The ground has shifted. But we still have the same president.
The official told the paper, “The heart of darkness is the president. Nobody knows what he thinks, even the people who work for him.”
Perhaps they are waiting on an order to ‘exterminate the brutes’.
Apparently Bush/Cheney deems it better to uselessly forge head rather than fall on his/their sword(s). Some people just can’t admit their failures even though thousands will die needlessly before it’s done. What the public and an increasing number of Republicans think is irrelevant when there’s a legacy to protect.
I really wonder if even a trip to the White House by the Republican leadership would sway this President.
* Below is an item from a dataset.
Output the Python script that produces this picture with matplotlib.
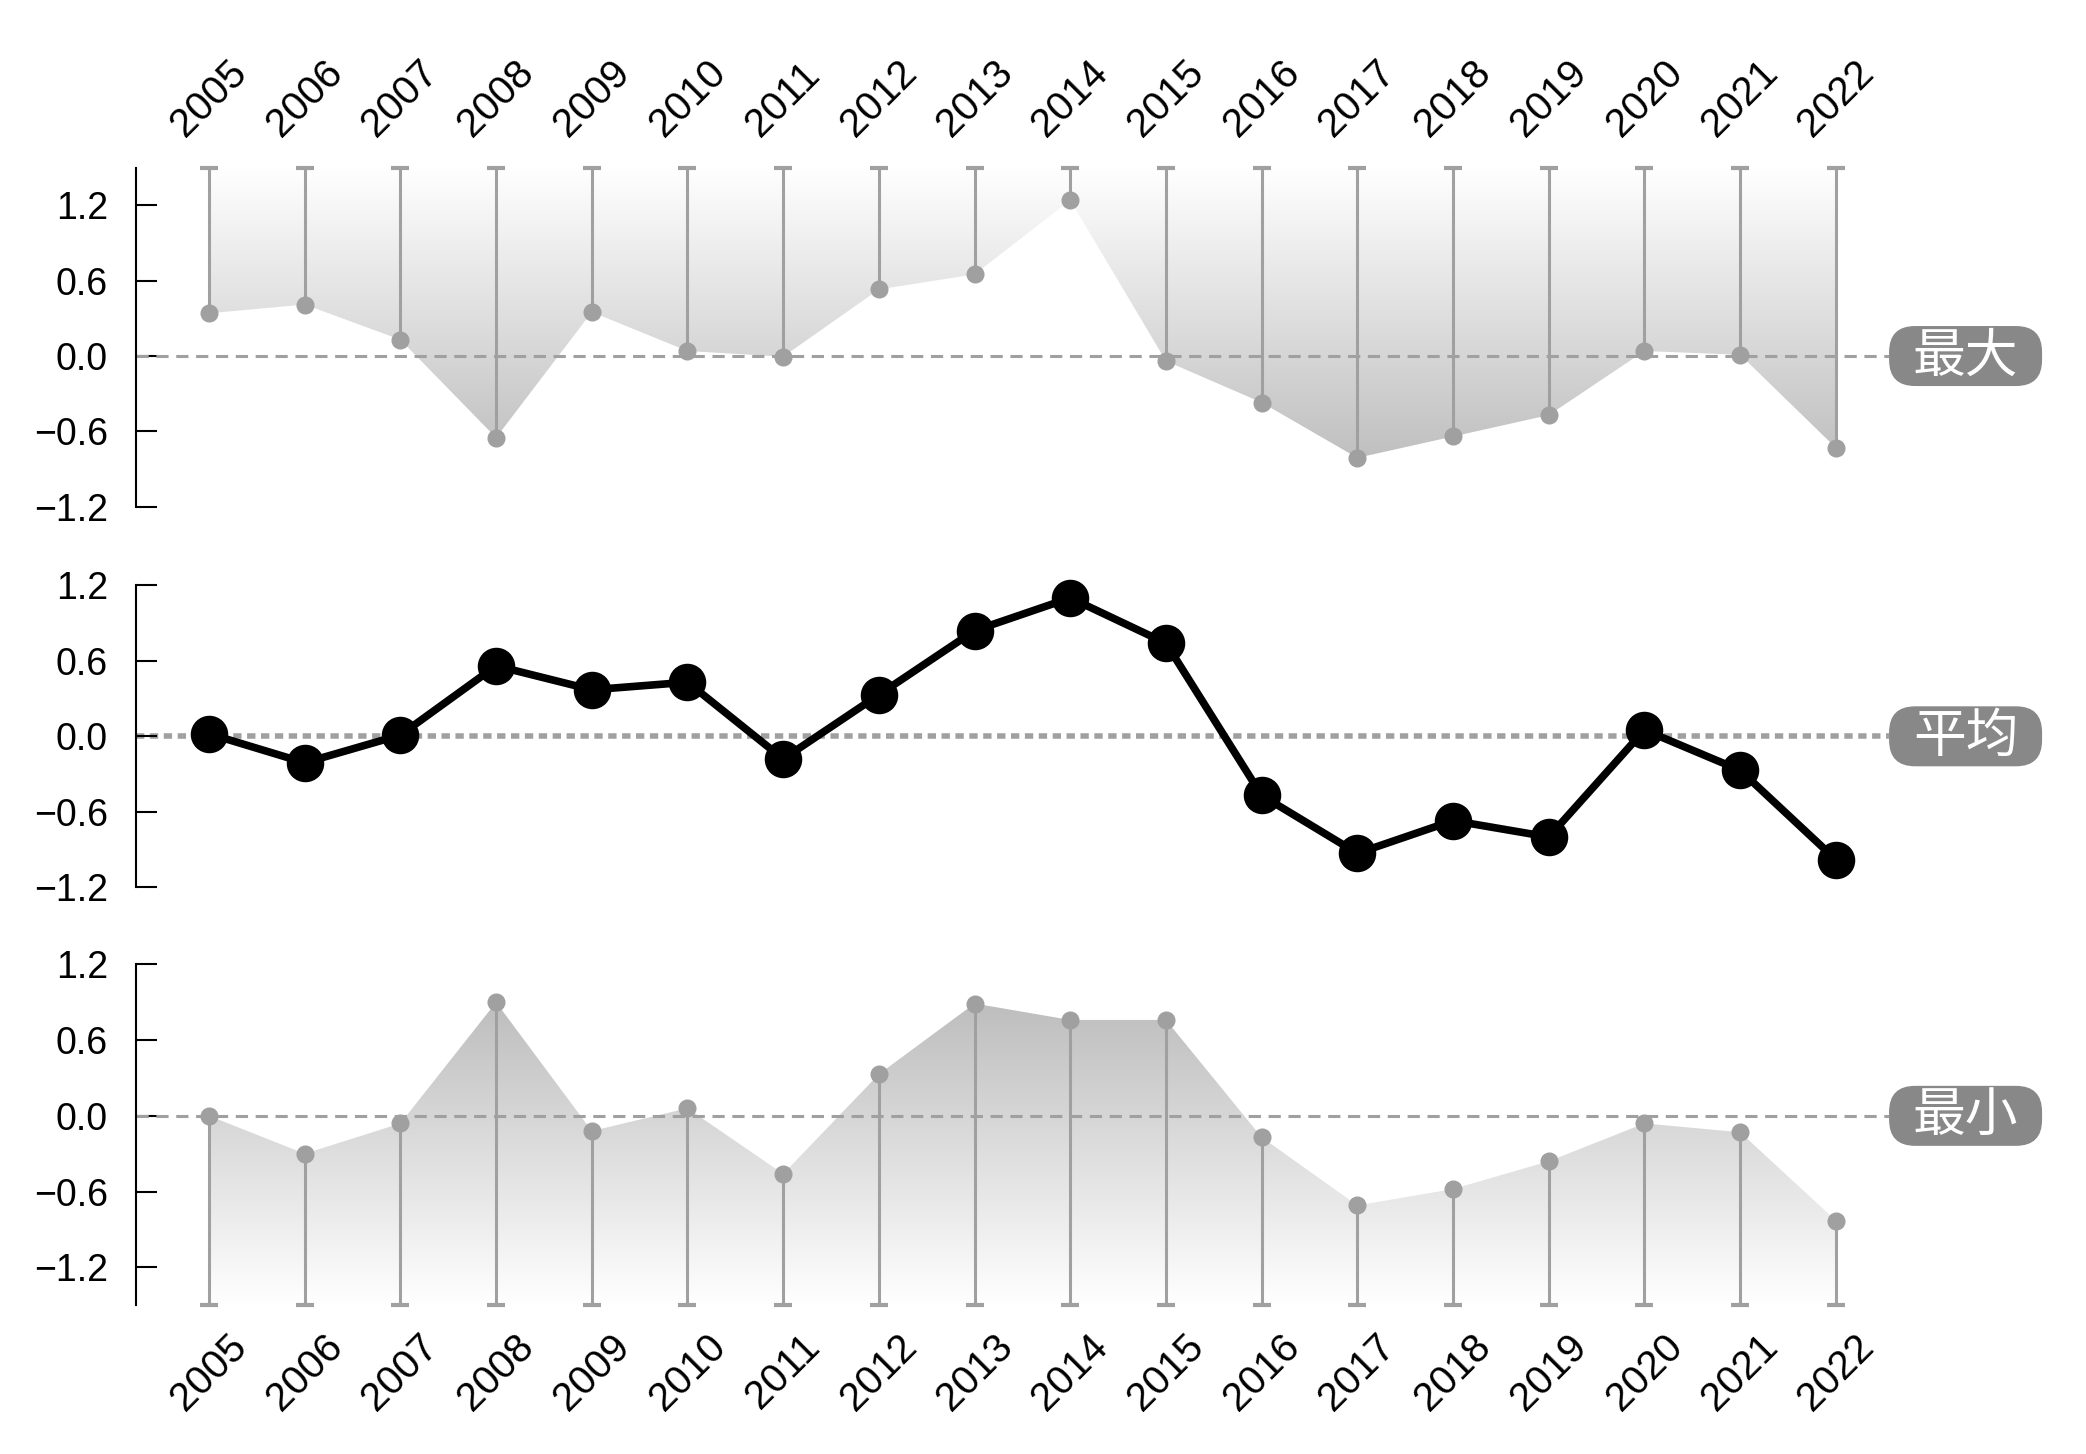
import numpy as np
import matplotlib.pyplot as plt
from matplotlib.colors import LinearSegmentedColormap
from matplotlib.patches import FancyBboxPatch
from matplotlib.transforms import IdentityTransform

# Fonts
plt.rcParams["font.family"] = ["Liberation Sans", "Noto Sans CJK SC"]
plt.rcParams["font.size"] = 27

# Data
years = [2005, 2006, 2007, 2008, 2009, 2010, 2011, 2012, 2013,
         2014, 2015, 2016, 2017, 2018, 2019, 2020, 2021, 2022]
max_vals = [0.34, 0.41, 0.13, -0.65, 0.35, 0.04, -0.005, 0.53, 0.65,
            1.24, -0.04, -0.37, -0.81, -0.64, -0.47, 0.04, 0.01, -0.73]
mean_vals = [0.02, -0.21, 0.01, 0.56, 0.37, 0.43, -0.18, 0.33, 0.84,
             1.10, 0.74, -0.47, -0.93, -0.67, -0.80, 0.05, -0.27, -0.98]
min_vals = [0.0, -0.30, -0.06, 0.90, -0.12, 0.06, -0.46, 0.33, 0.89,
            0.76, 0.76, -0.17, -0.71, -0.58, -0.36, -0.06, -0.13, -0.83]
row_labels = ["最大", "平均", "最小"]
yticks = [-1.2, -0.6, 0.0, 0.6, 1.2]
ytick_labels = [f"{v:.1f}".replace("-", "\u2212") for v in yticks]

GREY = "#a0a0a0"
XLIM = (2004.235, 2022.556)

fig = plt.figure(figsize=(20.86, 14.54), dpi=100)
left, width = 0.0651, 0.8405
ax_max = fig.add_axes([left, 0.6514, width, 0.2334])
ax_mean = fig.add_axes([left, 0.3638, width, 0.2596])
ax_min = fig.add_axes([left, 0.1024, width, 0.2343])


def style_axis(ax, ylim):
    ax.set_xlim(*XLIM)
    ax.set_ylim(*ylim)
    for s in ["top", "right", "bottom"]:
        ax.spines[s].set_visible(False)
    ax.spines["left"].set_linewidth(1.5)
    ax.set_yticks(yticks)
    ax.set_yticklabels(ytick_labels)
    ax.tick_params(axis="y", direction="in", length=15, width=1.5, pad=20,
                   labelsize=27)


def year_labels(ax, pad):
    ax.set_xticks(years)
    ax.set_xticklabels(years, rotation=45, ha="center")
    ax.tick_params(axis="x", length=0, pad=pad, labelsize=29)


def gradient_fill(ax, vals, edge, ylim, gray_on_top):
    poly = ax.fill_between(years, vals, edge, facecolor="none", edgecolor="none")
    cols = ["#ffffff", "#b5b5b5"] if gray_on_top else ["#b5b5b5", "#ffffff"]
    cmap = LinearSegmentedColormap.from_list("g", cols)
    grad = np.linspace(0, 1, 256).reshape(-1, 1)
    im = ax.imshow(grad, extent=[XLIM[0], XLIM[1], ylim[0], ylim[1]],
                   origin="lower", cmap=cmap, aspect="auto", zorder=1)
    im.set_clip_path(poly.get_paths()[0], transform=ax.transData)


def row_label(ax, text):
    px, py = ax.transData.transform((XLIM[1], 0))
    w, h = 153, 60
    box = FancyBboxPatch((px, py - h / 2), w, h,
                         boxstyle="round,pad=0,rounding_size=26",
                         transform=IdentityTransform(), fc="#888888", ec="none")
    fig.add_artist(box)
    fig.text(px + w / 2, py, text, transform=IdentityTransform(),
             ha="center", va="center", color="white", fontsize=38,
             family="Noto Sans CJK SC")


# --- top: maximum ---
ylim_max = (-1.2, 1.5)
style_axis(ax_max, ylim_max)
gradient_fill(ax_max, max_vals, ylim_max[1], ylim_max, gray_on_top=False)
ax_max.axhline(0, color=GREY, lw=2.2, dashes=(4, 2.5), zorder=2)
ax_max.vlines(years, max_vals, ylim_max[1], color=GREY, lw=2.2, zorder=3)
ax_max.plot(years, [ylim_max[1]] * len(years), "_", color=GREY, ms=13, mew=3,
            zorder=3, clip_on=False)
ax_max.plot(years, max_vals, "o", color=GREY, ms=12, zorder=4, clip_on=False)
ax_max.xaxis.tick_top()
year_labels(ax_max, 17)

# --- middle: mean ---
ylim_mean = (-1.5, 1.5)
style_axis(ax_mean, ylim_mean)
ax_mean.spines["left"].set_bounds(-1.2, 1.2)
ax_mean.axhline(0, color=GREY, lw=4, dashes=(1.5, 1.0), zorder=1)
ax_mean.plot(years, mean_vals, "-o", color="black", lw=5.5, ms=26, zorder=3,
             clip_on=False)
ax_mean.set_xticks([])

# --- bottom: minimum ---
ylim_min = (-1.5, 1.2)
style_axis(ax_min, ylim_min)
gradient_fill(ax_min, min_vals, ylim_min[0], ylim_min, gray_on_top=True)
ax_min.axhline(0, color=GREY, lw=2.2, dashes=(4, 2.5), zorder=2)
ax_min.vlines(years, ylim_min[0], min_vals, color=GREY, lw=2.2, zorder=3)
ax_min.plot(years, [ylim_min[0]] * len(years), "_", color=GREY, ms=13, mew=3,
            zorder=3, clip_on=False)
ax_min.plot(years, min_vals, "o", color=GREY, ms=12, zorder=4, clip_on=False)
year_labels(ax_min, 16)

for ax, lab in zip([ax_max, ax_mean, ax_min], row_labels):
    row_label(ax, lab)

fig.savefig("out.png", dpi=100, facecolor="white")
Would it surprise anyone at his point if he came right out and declared Congressional dissenters to be “enemies of the state”?
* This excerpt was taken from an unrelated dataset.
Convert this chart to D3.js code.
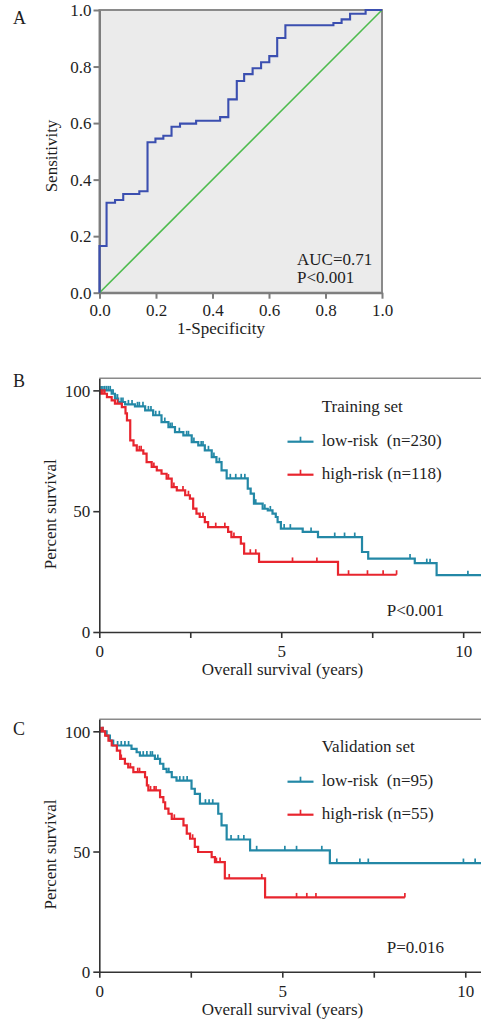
<!DOCTYPE html>
<html><head><meta charset="utf-8">
<script src="https://cdn.jsdelivr.net/npm/d3@7"></script>
<style>
body{margin:0;background:#fff;}
svg{display:block;font-family:"Liberation Serif","Times New Roman",serif;}
text{fill:#1e1e1e;}
</style></head>
<body><svg id="c" width="481" height="1021"></svg>
<script>
// ---------- Panel A: ROC ----------
const rocFpr = [0, 0, 0.025, 0.055, 0.084, 0.141, 0.170, 0.198, 0.226, 0.255, 0.285, 0.342, 0.427, 0.456, 0.486, 0.512, 0.542, 0.572, 0.601, 0.629, 0.658, 0.828, 0.857, 0.887, 0.942, 1.0];
const rocTpr = [0, 0.165, 0.318, 0.328, 0.349, 0.359, 0.532, 0.545, 0.555, 0.587, 0.598, 0.608, 0.621, 0.684, 0.749, 0.773, 0.794, 0.815, 0.837, 0.901, 0.946, 0.954, 0.967, 0.987, 1.0, 1.0];
const diagX = [0, 1];
const diagY = [0, 1];
const rocTicks = [0, 0.2, 0.4, 0.6, 0.8, 1.0];
const rocText = ["AUC=0.71", "P<0.001"];

// ---------- Panel B: Training set ----------
const bLowT = [0, 0.34, 0.43, 0.52, 0.71, 0.98, 1.26, 1.48, 1.71, 1.90, 2.08, 2.31, 2.54, 2.72, 2.90, 3.09, 3.22, 3.36, 3.50, 4.08, 4.16, 4.25, 4.49, 4.63, 4.76, 4.85, 4.90, 4.99, 5.59, 6.01, 7.22, 7.39, 8.67, 9.27, 10.49];
const bLowS = [100, 98.6, 96.6, 95.2, 94.2, 93.4, 91.7, 89.7, 86.9, 84.8, 82.7, 81.4, 78.6, 77.2, 75.2, 72.4, 70.3, 66.9, 63.6, 59.3, 57.3, 53.1, 51.0, 50.3, 49.0, 47.6, 45.5, 42.8, 41.4, 39.3, 33.1, 30.4, 28.5, 23.5, 23.5];
const bLowCens = [0.05, 0.1, 0.15, 0.2, 0.25, 0.3, 0.38, 0.45, 0.5, 0.6, 0.65, 0.8, 0.9, 1.05, 1.1, 1.2, 1.35, 1.42, 1.55, 1.65, 1.8, 1.95, 2.0, 2.2, 2.4, 2.45, 2.6, 2.8, 2.85, 3.0, 3.15, 3.3, 3.6, 3.75, 3.9, 4.0, 4.3, 4.55, 4.7, 5.08, 5.25, 5.82, 6.47, 6.74, 7.02, 8.54, 9.0, 9.09, 10.13];
const bHighT = [0, 0.05, 0.21, 0.34, 0.43, 0.62, 0.72, 0.76, 0.85, 0.94, 1.03, 1.21, 1.30, 1.44, 1.58, 1.71, 1.85, 1.99, 2.13, 2.36, 2.49, 2.58, 2.67, 2.76, 2.90, 2.99, 3.54, 3.63, 3.89, 3.98, 4.39, 6.56, 8.17];
const bHighS = [100, 98.6, 97.2, 95.9, 94.5, 93.1, 90.5, 87.6, 79.3, 77.2, 75.2, 73.8, 70.3, 68.3, 66.9, 65.5, 63.5, 60, 58.6, 56.6, 55.2, 51.1, 49, 47.6, 45.5, 43.4, 41.4, 39.3, 36.6, 32.4, 29.0, 23.7, 23.7];
const bHighCens = [0.1, 0.15, 0.5, 1.1, 1.15, 1.5, 1.9, 2.05, 2.3, 2.45, 2.85, 3.2, 3.45, 3.7, 4.15, 4.3, 5.31, 5.98, 6.85, 7.37, 7.8, 8.17];
const bLegend = ["Training set", "low-risk  (n=230)", "high-risk (n=118)", "P<0.001"];

// ---------- Panel C: Validation set ----------
const cLowT = [0, 0.20, 0.29, 0.38, 0.88, 1.02, 1.11, 1.52, 1.66, 1.75, 1.84, 1.98, 2.11, 2.52, 2.61, 2.75, 3.25, 3.34, 3.48, 4.12, 6.30, 10.43];
const cLowS = [100, 98.2, 96.1, 94.1, 92.7, 91.3, 89.9, 88.5, 86.5, 84.4, 83, 80.9, 79.5, 76.1, 74, 69.9, 65.7, 60.9, 55, 50.5, 45.2, 45.2];
const cLowCens = [0.1, 0.5, 0.6, 0.7, 0.8, 1.2, 1.3, 1.4, 1.45, 1.6, 1.9, 2.2, 2.3, 2.4, 2.9, 3.0, 3.1, 3.6, 3.8, 3.95, 4.3, 5.07, 5.39, 6.08, 6.49, 7.12, 7.35, 9.95, 10.27];
const cHighT = [0, 0.16, 0.25, 0.34, 0.48, 0.57, 0.70, 0.79, 0.93, 1.25, 1.30, 1.34, 1.66, 1.75, 1.80, 1.89, 1.98, 2.30, 2.39, 2.48, 2.61, 2.70, 3.07, 3.16, 3.43, 4.53, 8.35];
const cHighS = [100, 98.2, 96.1, 94.1, 92, 88.5, 86.5, 85, 83, 80.9, 77.5, 75.4, 72.6, 70.5, 67.8, 65.7, 63.6, 60.9, 57.4, 55.3, 51.9, 49.8, 47.7, 45.6, 38.8, 30.9, 30.9];
const cHighCens = [0.05, 0.1, 0.6, 0.85, 1.05, 1.1, 1.4, 1.5, 1.55, 2.05, 2.55, 3.2, 3.3, 3.55, 4.44, 5.39, 5.67, 5.92, 8.35];
const cLegend = ["Validation set", "low-risk  (n=95)", "high-risk (n=55)", "P=0.016"];

const kmXTicks = [0, 2.5, 5, 7.5, 10];
const kmXLabels = {0: "0", 5: "5", 10: "10"};
const kmYTicks = [0, 50, 100];

const BLUE = "#2388a6", RED = "#e8252e";
const svg = d3.select("#c");
const FS = 17;

function styleAxis(g, color, w) {
  g.selectAll(".domain").attr("stroke", color).attr("stroke-width", w);
  g.selectAll(".tick line").attr("stroke", color).attr("stroke-width", w);
  g.selectAll(".tick text").attr("fill", "#1e1e1e").style("font-size", FS + "px")
    .style("font-family", '"Liberation Serif", serif');
}

// ================= Panel A =================
(function () {
  const x = d3.scaleLinear([0, 1], [99.5, 382]);
  const y = d3.scaleLinear([0, 1], [292.7, 10]);
  const g = svg.append("g");
  g.append("rect").attr("x", x(0)).attr("y", y(1)).attr("width", x(1) - x(0)).attr("height", y(0) - y(1))
    .attr("fill", "#ebebeb").attr("stroke", "#8a8a8a").attr("stroke-width", 2);
  const ax = g.append("g").attr("transform", `translate(0,${y(0)})`)
    .call(d3.axisBottom(x).tickValues(rocTicks).tickFormat(d3.format(".1f")).tickSize(6).tickSizeOuter(0).tickPadding(3));
  styleAxis(ax, "#7d7d7d", 2);
  const ay = g.append("g").attr("transform", `translate(${x(0)},0)`)
    .call(d3.axisLeft(y).tickValues(rocTicks).tickFormat(d3.format(".1f")).tickSize(6).tickSizeOuter(0).tickPadding(2));
  styleAxis(ay, "#7d7d7d", 2);
  ay.selectAll(".tick text").attr("dy", "0.34em");
  ax.selectAll(".tick text").attr("dy", "0.82em");

  g.append("path").datum(d3.zip(diagX, diagY))
    .attr("d", d3.line().x(d => x(d[0])).y(d => y(d[1])))
    .attr("fill", "none").attr("stroke", "#4dbb4d").attr("stroke-width", 1.6);
  g.append("path").datum(d3.zip(rocFpr, rocTpr))
    .attr("d", d3.line().x(d => x(d[0])).y(d => y(d[1])).curve(d3.curveStepAfter))
    .attr("fill", "none").attr("stroke", "#3b4fb0").attr("stroke-width", 2.1);

  g.append("text").attr("x", 297).attr("y", 265).style("font-size", FS + "px").text(rocText[0]);
  g.append("text").attr("x", 297).attr("y", 283).style("font-size", FS + "px").text(rocText[1]);
  g.append("text").attr("x", 13).attr("y", 23.5).style("font-size", "18px").text("A");
  g.append("text").attr("transform", "translate(57,156) rotate(-90)").attr("text-anchor", "middle")
    .style("font-size", FS + "px").text("Sensitivity");
  g.append("text").attr("x", 221).attr("y", 334).attr("text-anchor", "middle")
    .style("font-size", FS + "px").text("1-Specificity");
})();

// ================= KM panels =================
function survAt(T, S, t) {
  const i = d3.bisectRight(T, t) - 1;
  return S[Math.max(0, i)];
}

function kmPanel(cfg) {
  const x = d3.scaleLinear([0, cfg.xmax], [99.3, 481]);
  const y = d3.scaleLinear([0, 105], [cfg.y0, cfg.yTop]);
  const g = svg.append("g");
  g.append("line").attr("x1", x(0)).attr("x2", 481).attr("y1", y(105)).attr("y2", y(105))
    .attr("stroke", "#8a8a8a").attr("stroke-width", 1.5);

  const line = d3.line().x(d => x(d[0])).y(d => y(d[1])).curve(d3.curveStepAfter);
  cfg.series.forEach(s => {
    g.append("path").datum(d3.zip(s.T, s.S)).attr("d", line)
      .attr("fill", "none").attr("stroke", s.color).attr("stroke-width", 2.2);
    g.selectAll(null).data(s.C).join("line")
      .attr("x1", d => x(d)).attr("x2", d => x(d))
      .attr("y1", d => y(survAt(s.T, s.S, d))).attr("y2", d => y(survAt(s.T, s.S, d)) - 4.5)
      .attr("stroke", s.color).attr("stroke-width", 1.7);
  });

  const ax = g.append("g").attr("transform", `translate(0,${y(0)})`)
    .call(d3.axisBottom(x).tickValues(kmXTicks).tickFormat(d => kmXLabels[d] || "").tickSize(6).tickSizeOuter(0).tickPadding(5));
  styleAxis(ax, "#333", 1.6);
  ax.select(".domain").attr("d", `M${x(0)},0.5H481`);
  ax.selectAll(".tick text").attr("dy", "0.82em");
  const ay = g.append("g").attr("transform", `translate(${x(0)},0)`)
    .call(d3.axisLeft(y).tickValues(kmYTicks).tickSize(6).tickSizeOuter(0).tickPadding(3));
  styleAxis(ay, "#333", 1.6);
  ay.selectAll(".tick text").attr("dy", "0.34em");

  const L = cfg.legend;
  g.append("text").attr("x", 321.7).attr("y", cfg.legY).style("font-size", FS + "px").text(L[0]);
  [[cfg.series[0].color, L[1], cfg.legY + 30], [cfg.series[1].color, L[2], cfg.legY + 63]].forEach(([c, t, yy]) => {
    g.append("line").attr("x1", 287.5).attr("x2", 313.5).attr("y1", yy).attr("y2", yy)
      .attr("stroke", c).attr("stroke-width", 2.2);
    g.append("line").attr("x1", 300.5).attr("x2", 300.5).attr("y1", yy).attr("y2", yy - 5)
      .attr("stroke", c).attr("stroke-width", 1.7);
    g.append("text").attr("x", 321.7).attr("y", yy + 4.5).style("font-size", FS + "px")
      .style("white-space", "pre").text(t);
  });
  g.append("text").attr("x", 386.7).attr("y", cfg.pY).style("font-size", FS + "px").text(L[3]);
  g.append("text").attr("x", 13).attr("y", cfg.letterY).style("font-size", "18px").text(cfg.letter);
  g.append("text").attr("transform", `translate(56,${(cfg.yTop + cfg.y0) / 2 + 9}) rotate(-90)`)
    .attr("text-anchor", "middle").style("font-size", FS + "px").text("Percent survival");
  g.append("text").attr("x", 282.5).attr("y", cfg.y0 + 43).attr("text-anchor", "middle")
    .style("font-size", FS + "px").text("Overall survival (years)");
}

kmPanel({
  xmax: 10.49, y0: 632, yTop: 378.3, legY: 411.7, pY: 616, letter: "B", letterY: 386.7,
  legend: bLegend,
  series: [
    {T: bLowT, S: bLowS, C: bLowCens, color: BLUE},
    {T: bHighT, S: bHighS, C: bHighCens, color: RED}
  ]
});
kmPanel({
  xmax: 10.43, y0: 971.7, yTop: 719.3, legY: 751.7, pY: 952.7, letter: "C", letterY: 735,
  legend: cLegend,
  series: [
    {T: cLowT, S: cLowS, C: cLowCens, color: BLUE},
    {T: cHighT, S: cHighS, C: cHighCens, color: RED}
  ]
});
</script></body></html>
I am really beginning to question if there is anything that will force Bush’s hand and make him capitulate to the demands of the vast majority of the country. With this administration’s vision of executive power, he could well finally decide to formally declare rule by executive fiat. He obviously believes in the unfettered and absolute rule by the Executive Branch. There may be no way, short of physical removal, that we might be extricated from this crisis.
In the end, his father may be the only one who can “talk him down from the ledge”. And I’m not sure that even his words would be heeded by the President.
Nobody knows what he thinks because he doesn’t himself. Isn’t that the prerequisite of one who is subject to being used? It’s all about Cheney.
John McCain will be the next to leave the sinking ship. Even though he owns the “surge.”
The GOP must be terrified, the Scooter Libby commutation was a huge mistake, everyone knows it was cronyism at its worst. Why? In the last week the GOP has tried to resurrect every failed talking point in the deck:
Warren Terrah!(tm), Clinton Was Worse!(tm), Karl Rove Says Iraq’s Not An Issue In The Election(tm), Global Warming Is Hogwash(tm), Executive Privilege For The Win(tm), Do-Nothing Dems In Congress(tm)…
Nobody’s buying it, of course. Not the NY Times, not Pete Dominici, not even Republican voters.
Now they’re even more worried. Oh, and the memorial wall-to-wall day of der fuhrerprinzip/Petreus’s Big Report Calling For Another Friedman Unit is still six weeks off.
That’s what scares them the most. There’s too much clock to eat up.
LORD ALMIGHTY!!!
White House by Conrad.
and
“The horror! The horror!”
Who is this “official”?
Is there ANYONE in this White House who could be reliably expected to have both read Conrad and to tell this kind of trurth?
ANYBODY!!!???
I am hearing the hoofbeats of a Nixonian-sized tragedy on the gallop now.
Bigger, even.
The Rats are getting out of the way as fast as they can scurry.
Here it comes.
Watch.
AG
those hoofbeats you hear might not be the sound you think it is…apocalypse, anyone?